К чему рыданья слезны,
Наемных ликов глас?
К чему сии куренья,
И колокола вой,
И томны псалмопенья
Над хладною доской?
К чему?.. Но вы толпами
При месячных лучах
Сверитесь и цветами
Увейте мирный прах;
Иль бросьте на гробницы
Богов домашних лик,
Две чаши, две цевницы,
С листами павилик:
И путник угадает
Без надписей златых.
Что прах тут почивает
Счастливцев молодых!
Нельзя не согласиться, что в этом эпикуреизме много человечного, гуманного, хотя, может быть, в то же время много и одностороннего. Как бы то ни было, но здравый эстетический вкус всегда поставит в большое достоинство поэзии Батюшкова ее определенность. Вам может не понравится ее содержание, так же как другого может оно восхищать; но оба вы, по крайней мере, будете знать – один, что он не любит, другой – что он любит. И уж, конечно, такой поэт, как Батюшков, – больше поэт, чем, например, Ламартин с его медитациями и гармониями, сотканными из вздохов, охов, облаков, туманов, паров, теней и призраков… Чувство, одушевляющее Батюшкова, всегда органически-жизненно, и потому оно не распространяется в словах, не кружится на одной ноге вокруг самого себя, но движется, растет само из себя, подобно растению, которое, проглянув из земли стебельком, является пышным цветком, дающим плод. Может быть, немного найдется у Батюшкова стихотворений, которые могли бы подтвердить нашу мысль; но мы не достигли бы до нашей цели – познакомить читателей с Батюшковым, если б не указали на это прелестное его стихотворение – "Источник":
Буря умолкла, и в ясной лазури
Солнце явилось на западе нам:
Мутный источник, след яростной бури,
С ревом и с шумом бежит по полям!
Зафна! приближься: для девы невинной
Пальмы под тенью здесь роза цветет;
Падая с камня, источник пустынной
С ревом и с пеной сквозь дебри течет!Дебри ты, Зафна, собой озарила!

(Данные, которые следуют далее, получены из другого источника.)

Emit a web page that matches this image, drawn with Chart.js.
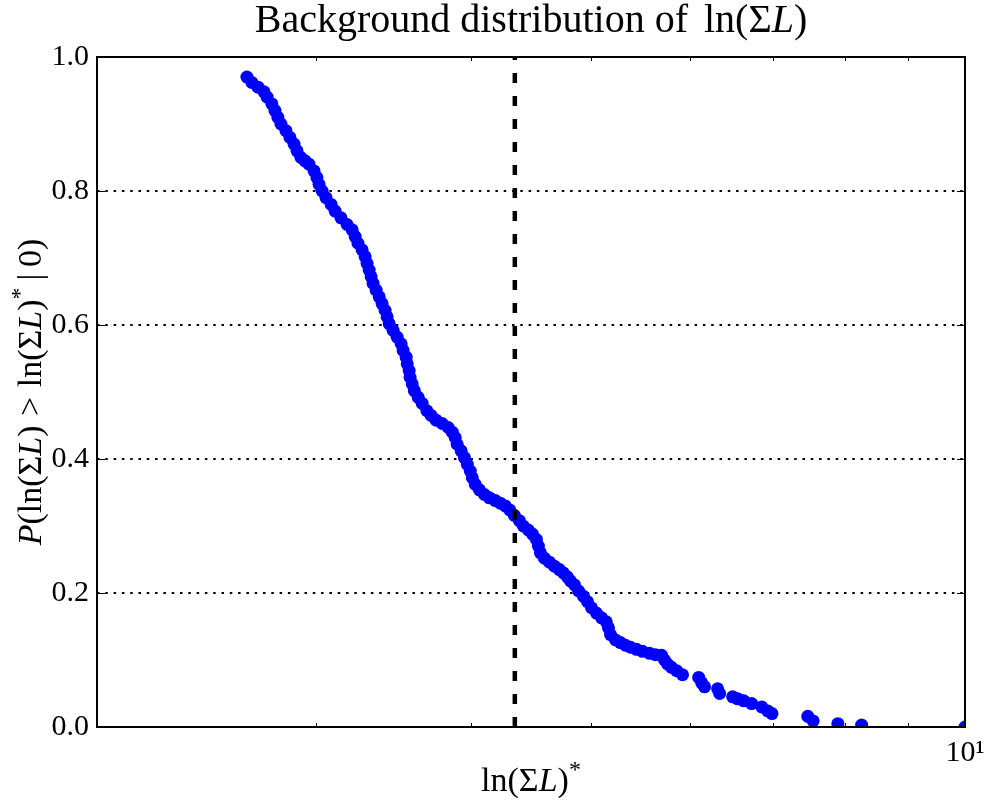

Сладко с тобою в пустынных краях,
Песни любови ты мне повторила -
Ветер унес их на тихих крылах!
Голос твой, Зафна, как утра дыханье,
Сладостно шепчет, несясь по цветам:
Тише, источник! прерви волнованье,
С ревом и с пеной стремясь по полям!
Голос твой, Зафна, в душе отозвался;
Вижу улыбку и радость в очах!..
Дева любви! – я к тебе прикасался,
С медом пил розы на влажных устах!
Зафна краснеет?.. О друг мой невинный,
Тихо прижмися устами к устам!..
Будь же ты скромен, источник пустынный
С ревом и с шумом стремясь по полям!Чувствую персей твоих волнованье,
Сердца биенье и слезы в очах;
Сладостно девы стыдливой роптанье!
Зафна! о Зафна! – смотри, там, в водах
Быстро несется цветок розмаринный;
Воды умчались, – цветочка уж нет!
Время быстрее, чем ток сей пустынный
С ревом который сквозь дебри течет.Время погубит и прелесть и младость!..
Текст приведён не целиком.